A groovy relic of the forbidden evangelical past

For my birthday I bought myself a book that’s almost as old as I am. It’s from 1975, as you may be able to tell from the groovy cover design. Even Zondervan Press covers were groovy in the ’70s.

Geisled

This is one of more than 100 books written and published by Norman Geisler who, at 84, is still remarkably prolific. Most of his focus over the years has been on “apologetics.”

The titles of his books give a pretty good sense of how he understands that — what it is he’s defending, and how he goes about defending it: Inerrancy; The Creator in the Courtroom; Is Man the Measure?; To Drink or Not To Drink; Christianity Under Attack; False Gods of Our Time; The Infiltration of the New Age; When Cultists Ask; I Don’t Have Enough Faith to Be an Atheist; Twelve Points That Show Christianity Is True; Biblical Inerrancy: The Historical Evidence; The Atheist’s Fatal Flaw; ‘The Shack’: Helpful or Hurtful?

Et cetera, et cetera.

As you can probably tell from that small sample, Geisler tends to approach every subject through this same “apologetic” lens, treating all of them as an opportunity to confirm that, as he sees it, God’s truth is plain, clear, evident and certain. As with his writings on theology or philosophy or various popular subcultural controversies, his discussion of ethics takes a methodical, almost arithmetical approach. Proof-text for X, plug X into formula, calculate conclusion. (This makes parts of this book read a bit like the student handbook for a strict Bible college — so much that I was almost expecting to find a section in there on “dress code.”)

But I didn’t buy this book so much for what it says as for what it no longer says — for what it is no longer allowed to say. That’s why I needed this particular edition, because it’s a valuable artifact of white evangelical history. Collecting such artifacts is important because they provide tangible counterweights to the revisionism and collective amnesia that claims such things never existed.
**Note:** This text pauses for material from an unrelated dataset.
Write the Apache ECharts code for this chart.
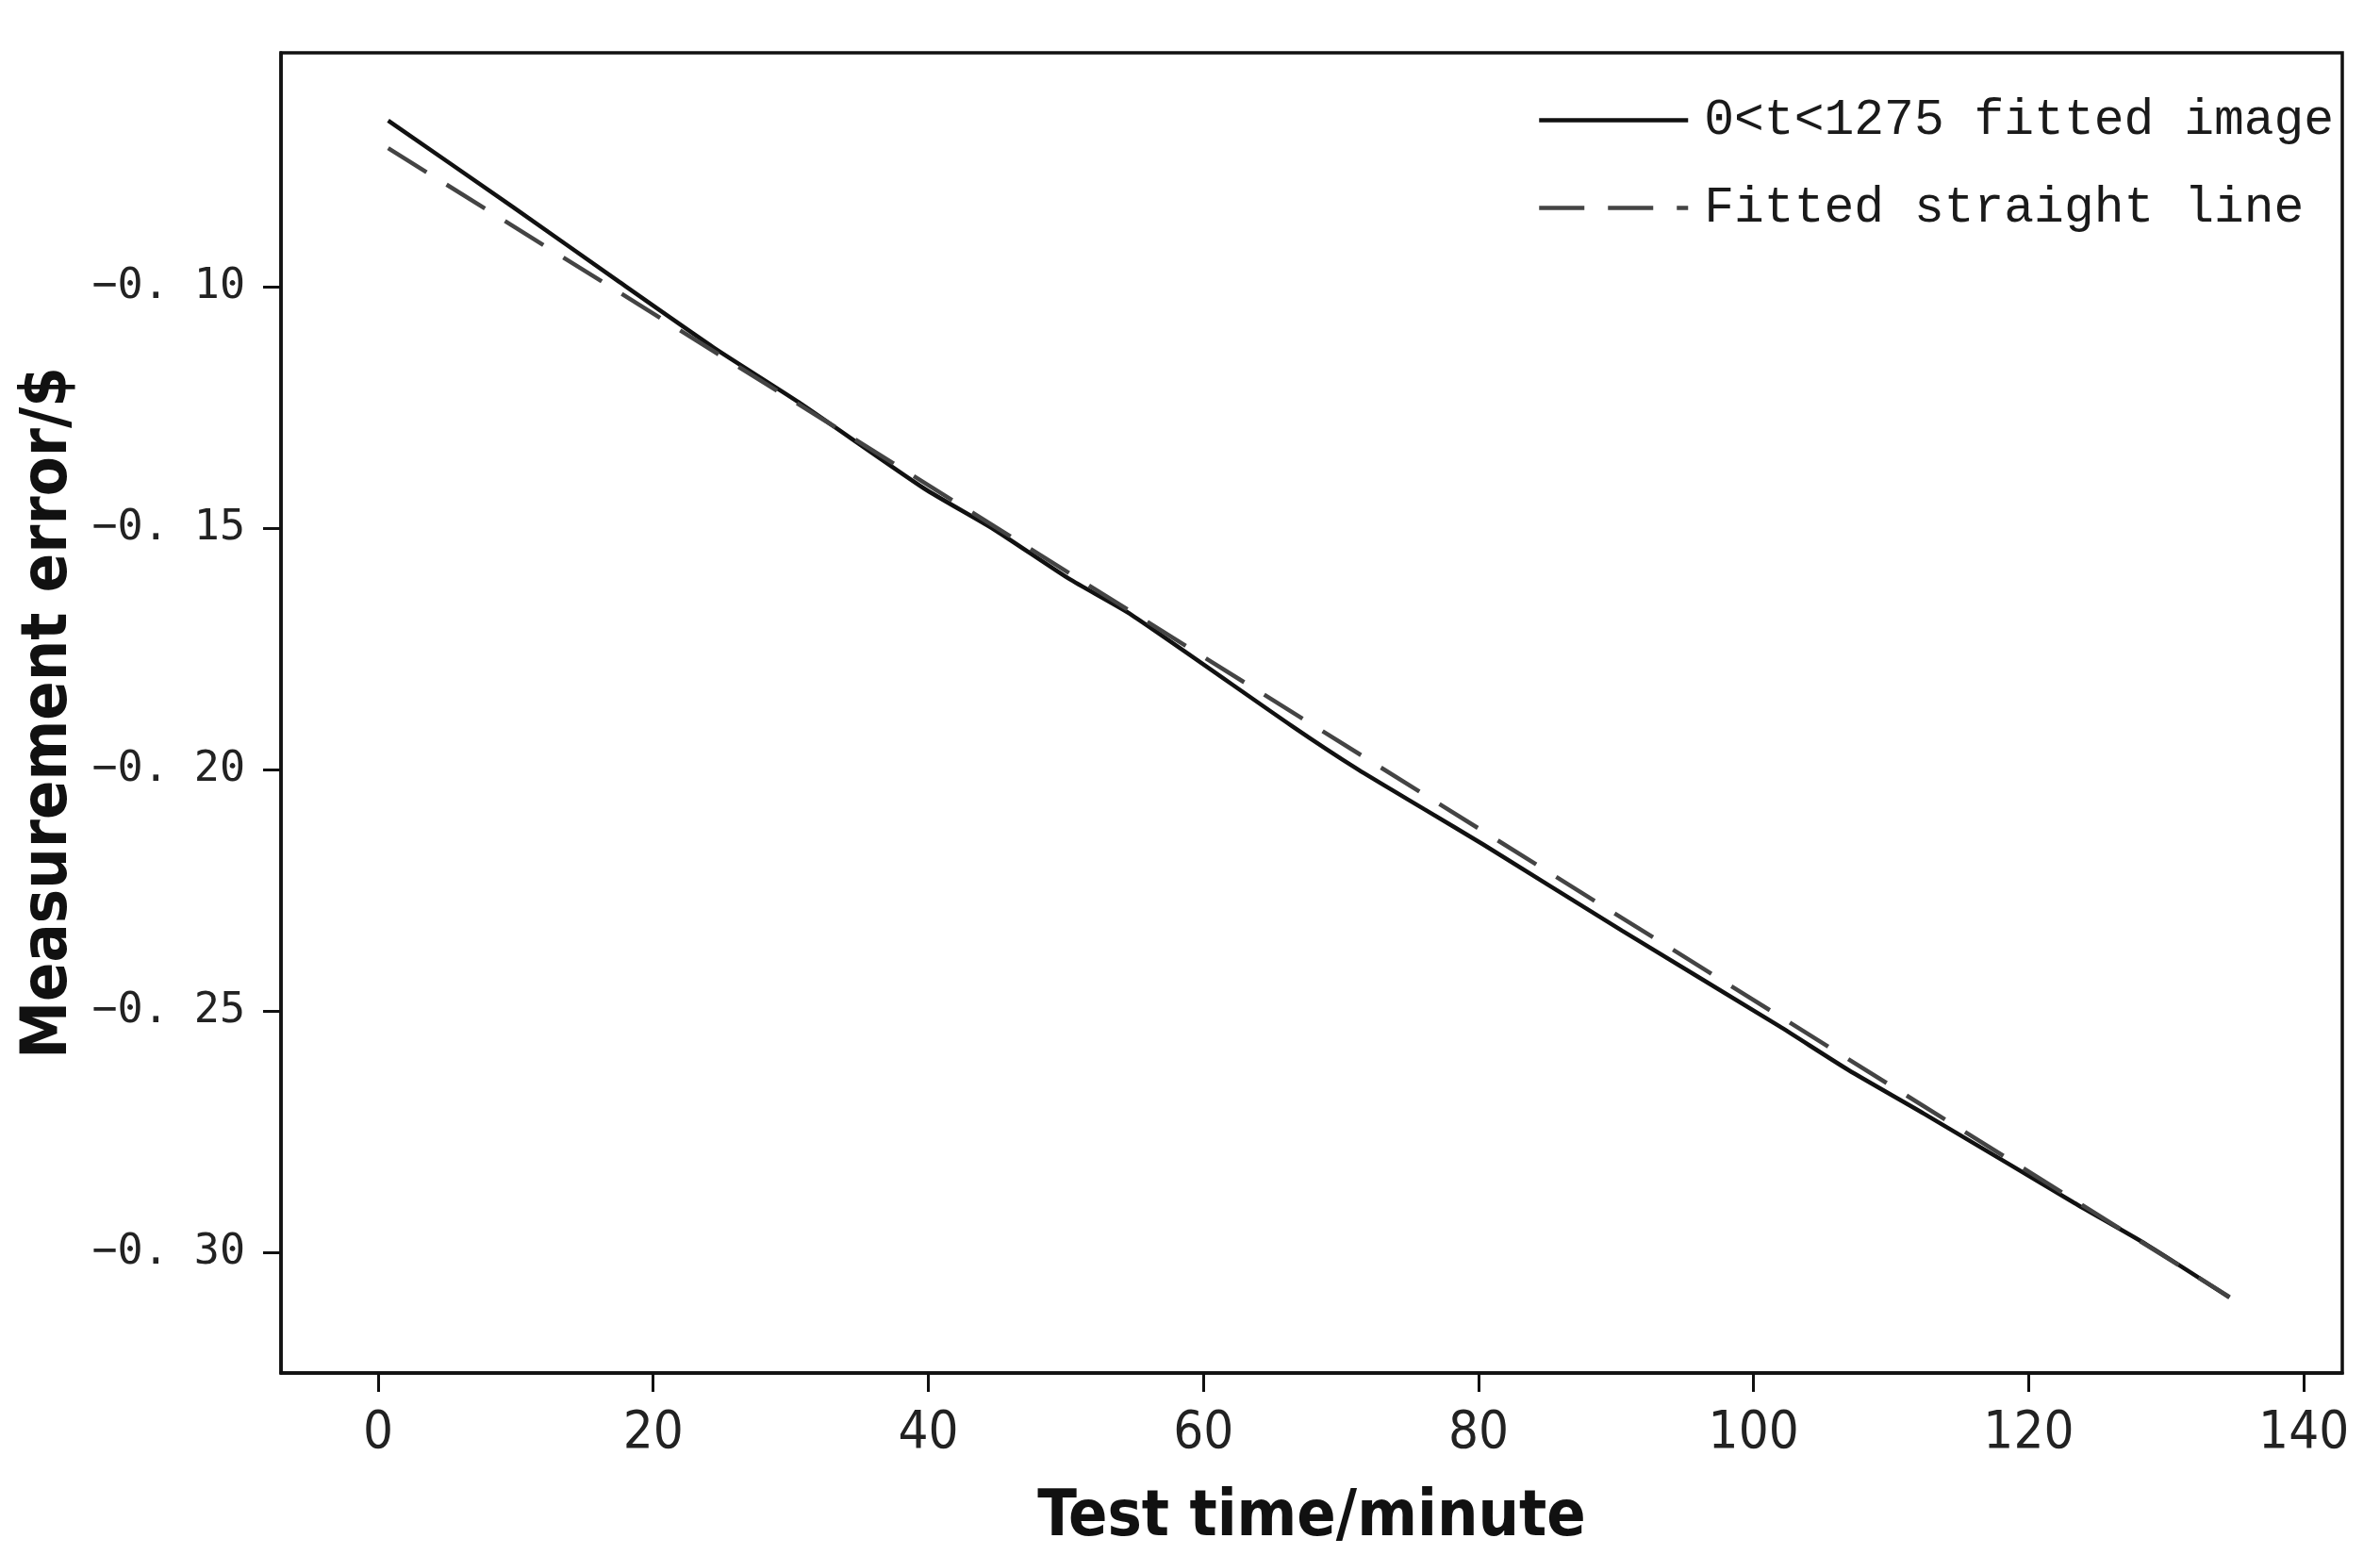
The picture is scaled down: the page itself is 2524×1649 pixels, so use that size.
<!DOCTYPE html>
<html>
<head>
<meta charset="utf-8">
<script src="https://cdn.jsdelivr.net/npm/echarts@6/dist/echarts.min.js"></script>
<style>
html, body { margin: 0; padding: 0; background: #fff; }
#chart { width: 2524px; height: 1649px; }
</style>
</head>
<body>
<div id="chart"></div>
<script>
// Tick labels
const xTicks = [0, 20, 40, 60, 80, 100, 120, 140];
const yTicks = [-0.30, -0.25, -0.20, -0.15, -0.10];

// Series 1: 0<t<1275 fitted image (solid)
const fittedX = [0.73, 9.76, 17.53, 24.39, 30.56, 39.7, 44.73, 50.22, 54.78, 66.43, 71.23, 76.03, 80.37, 90.43, 101.86, 106.9, 112.37, 123.3, 128.6, 134.6];
const fittedY = [-0.0655, -0.0833, -0.0989, -0.1125, -0.1238, -0.1417, -0.1501, -0.1604, -0.1679, -0.1909, -0.1999, -0.2081, -0.2155, -0.2333, -0.2531, -0.2622, -0.2712, -0.2897, -0.2984, -0.3093];

// Series 2: Fitted straight line (dashed)
const straightX = [0.73, 134.6];
const straightY = [-0.0712, -0.3092];

const seriesNames = ['0<t<1275 fitted image', 'Fitted straight line'];

const zip = (xs, ys) => xs.map((x, i) => [x, ys[i]]);

const chart = echarts.init(document.getElementById('chart'));
chart.setOption({
  animation: false,
  backgroundColor: '#ffffff',
  grid: {
    left: 298, top: 56, width: 2186, height: 1407,
    show: true, borderColor: '#111', borderWidth: 3.5, backgroundColor: 'transparent'
  },
  legend: {
    orient: 'vertical',
    left: 1630, top: 101,
    padding: 0,
    itemWidth: 158, itemHeight: 40, itemGap: 40,
    data: seriesNames,
    itemStyle: { opacity: 0 },
    lineStyle: { width: 4.5 },
    textStyle: {
      fontFamily: '"Liberation Mono", "DejaVu Sans Mono", monospace',
      fontSize: 53, color: '#1a1a1a', padding: [0, 0, 0, 12]
    }
  },
  xAxis: {
    type: 'value',
    min: -7.06, max: 142.8,
    name: 'Test time/minute',
    nameLocation: 'middle',
    nameGap: 120,
    nameTextStyle: {
      fontFamily: '"Liberation Sans Narrow", "DejaVu Sans Condensed", "Liberation Sans", sans-serif',
      fontWeight: 'bold', fontSize: 68, color: '#111'
    },
    splitLine: { show: false },
    axisLine: { show: true, onZero: false, lineStyle: { color: '#111', width: 3.5 } },
    axisTick: { show: true, customValues: xTicks, length: 20, lineStyle: { color: '#111', width: 3 } },
    axisLabel: {
      customValues: xTicks, margin: 36,
      fontFamily: '"Liberation Sans Narrow", "DejaVu Sans Condensed", "Liberation Sans", sans-serif',
      fontSize: 56, color: '#222'
    }
  },
  yAxis: {
    type: 'value',
    min: -0.32496, max: -0.05144,
    name: 'Measurement error/$',
    nameLocation: 'middle',
    nameGap: 204,
    nameTextStyle: {
      fontFamily: '"Liberation Sans Narrow", "DejaVu Sans Condensed", "Liberation Sans", sans-serif',
      fontWeight: 'bold', fontSize: 68, color: '#111'
    },
    splitLine: { show: false },
    axisLine: { show: true, onZero: false, lineStyle: { color: '#111', width: 3.5 } },
    axisTick: { show: true, customValues: yTicks, length: 19, lineStyle: { color: '#111', width: 3 } },
    axisLabel: {
      customValues: yTicks, margin: 38,
      fontFamily: '"DejaVu Sans Mono", "Liberation Mono", monospace',
      fontSize: 45, color: '#222',
      formatter: v => v.toFixed(2).replace('.', '. ').replace('-', '\u2212')
    }
  },
  series: [
    {
      name: seriesNames[0],
      type: 'line',
      data: zip(fittedX, fittedY),
      showSymbol: false, symbol: 'none',
      smooth: 0.2,
      lineStyle: { color: '#111', width: 4.5, type: 'solid' },
      itemStyle: { color: '#111' }
    },
    {
      name: seriesNames[1],
      type: 'line',
      data: zip(straightX, straightY),
      showSymbol: false, symbol: 'none',
      lineStyle: { color: '#444', width: 4.5, type: [48, 25] },
      itemStyle: { color: '#444' }
    }
  ]
});
</script>
</body>
</html>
Briefly, Geisler’s Ethics: Alternatives and Issues was first published in 1971. This August 1975 edition is the third printing. The book is still technically in print, but it underwent major revisions and got a new title back in the 1980s. This wasn’t simply an updating but, in several key ways, a retraction, rebuttal and reversal. The new edition — which is used as a textbook in some evangelical seminaries and Bible colleges — is, as now required, strictly anti-abortion. The old edition — which was also used as a textbook in some evangelical seminaries and Bibles colleges at the time — was not.

That reversal did not occur in between the 1971 and 1975 editions of the book, which suggests that it had nothing to do with a “backlash” or a recoiling in moral horror at the 1973 Supreme Court decision in Roe v. Wade. It wouldn’t have made any sense for this book to have changed in response to Roe, since that ruling is based on the same moral and ethical reasoning found in Geisler’s original edition (minus the proof-texts).

We’ll come back to this later to look in more detail at the specific arguments Geisler makes in the original book for when evangelical Christians ought to view abortion as permissible (and for when they ought to view it as obligatory). For now I’ll just point out the strangest aspect of that argument: Nobody thought it was a big deal.

Geisler’s explicitly evangelical and explicitly pro-choice argument, in 1975, wasn’t in any way seen as remarkable. He was a very conservative white evangelical writing for other very conservative white evangelicals and his brief section on abortion in this book didn’t raise any eyebrows. It wasn’t controversial. It didn’t, in any way, threaten or alter his reputation or regard as a staunch conservative evangelical and defender of the authority of a high view of the authority of a literal, inerrant, authoritative Bible.

In 1975 — two years after Roe — Zondervan Press published a book for white evangelicals in which Norman Geisler wrote: “Abortion is not murder, because the embryo is not fully human — it is an undeveloped person.” And nobody freaked out. Nobody even imagined freaking out. This was simply a restatement of what most white evangelicals believed — a belief that was widely held because it has the advantage of being true.

It’s still true, of course, but white evangelicals are no longer allowed to say so. That’s a huge change.

And that, more than any other single factor, is how we arrived in 2017 at the extremely un-groovy circumstance of 81 percent of white evangelicals for Trump.